I decided that Harriet was overstating things, but didn’t voice my feeling. Instead, I said, “Well, people do change doctors now and then.”
 
 
“For good reasons, I’m sure, Mrs. Fletcher, but Agnes Kalisch doesn’t have a good reason. It’s like she’s infatuated with Dr. Boyle’s high-tech equipment and his ads in the newspaper. I told Doc that maybe he should start advertising.”
 
 
A laugh erupted from me. “I can just imagine his reaction to that suggestion.”
 
 
She joined me with her own laugh. “He sputtered and complained about doctors advertising their services. I thought he might start swearing, but he never did. He never uses four-letter words.”
 
 
“To his credit.”
 
 
The door opened and Seth held it for the patient he’d just seen.
 
 
“Hello, Jessica,” he said. “Feeling better?”
 
 
“I feel good,” I said, “except for the heat. It bleeds some of the energy right out of you.”
 
 
“Ayuh, that it does. Had a good chat with Harriet?”
 
 
“Yes.”
 
 
“I suppose she’s been tellin’ you that I’m grumpy and grouchy these days.”
 
 
“I would never say that to anyone,” Harriet said, her hand to her bosom.
 
 
“Yes, you would.
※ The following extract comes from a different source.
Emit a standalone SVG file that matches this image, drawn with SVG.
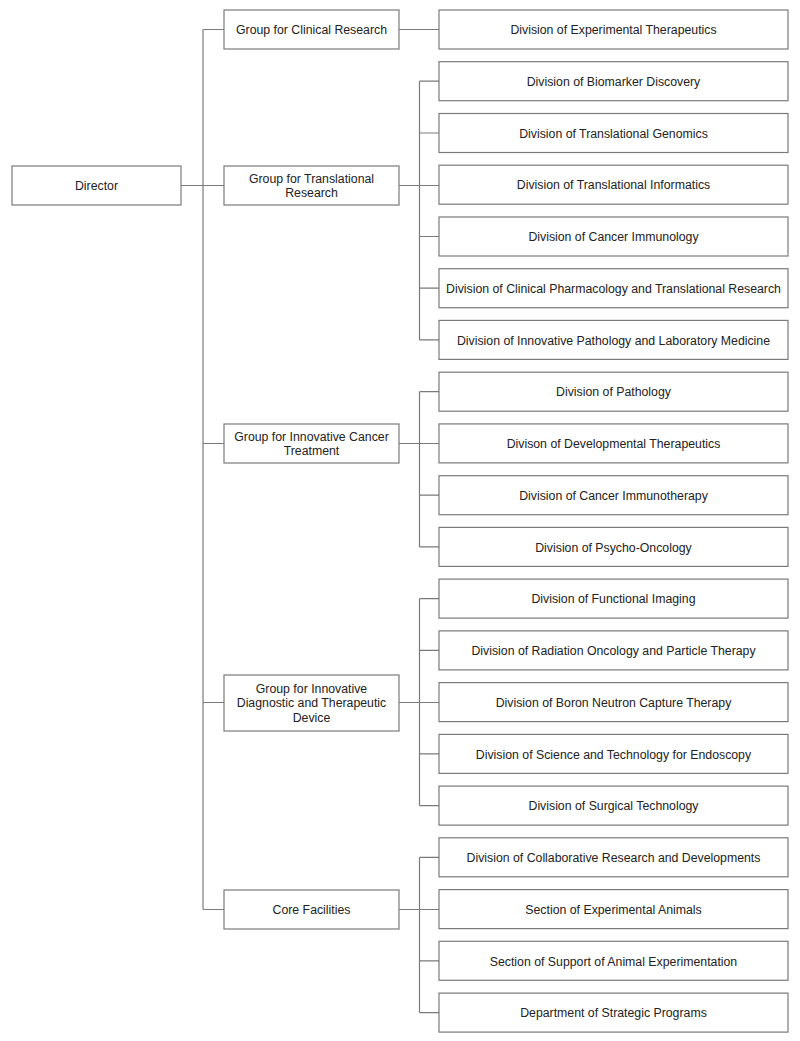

Come on in, Jess, and let me take a look at you.”
 
 
He rolled down a fresh paper covering for the examining table in his treatment room, and I perched on the edge of the table.
 
 
“How was the fireworks demo this morning?” he asked.
 
 
“Interesting,” I replied. “A little too technical for me, but interesting nonetheless. I’d never realized how much goes into putting on a fireworks show—the number of people, the equipment, and all the permissions and safety considerations.”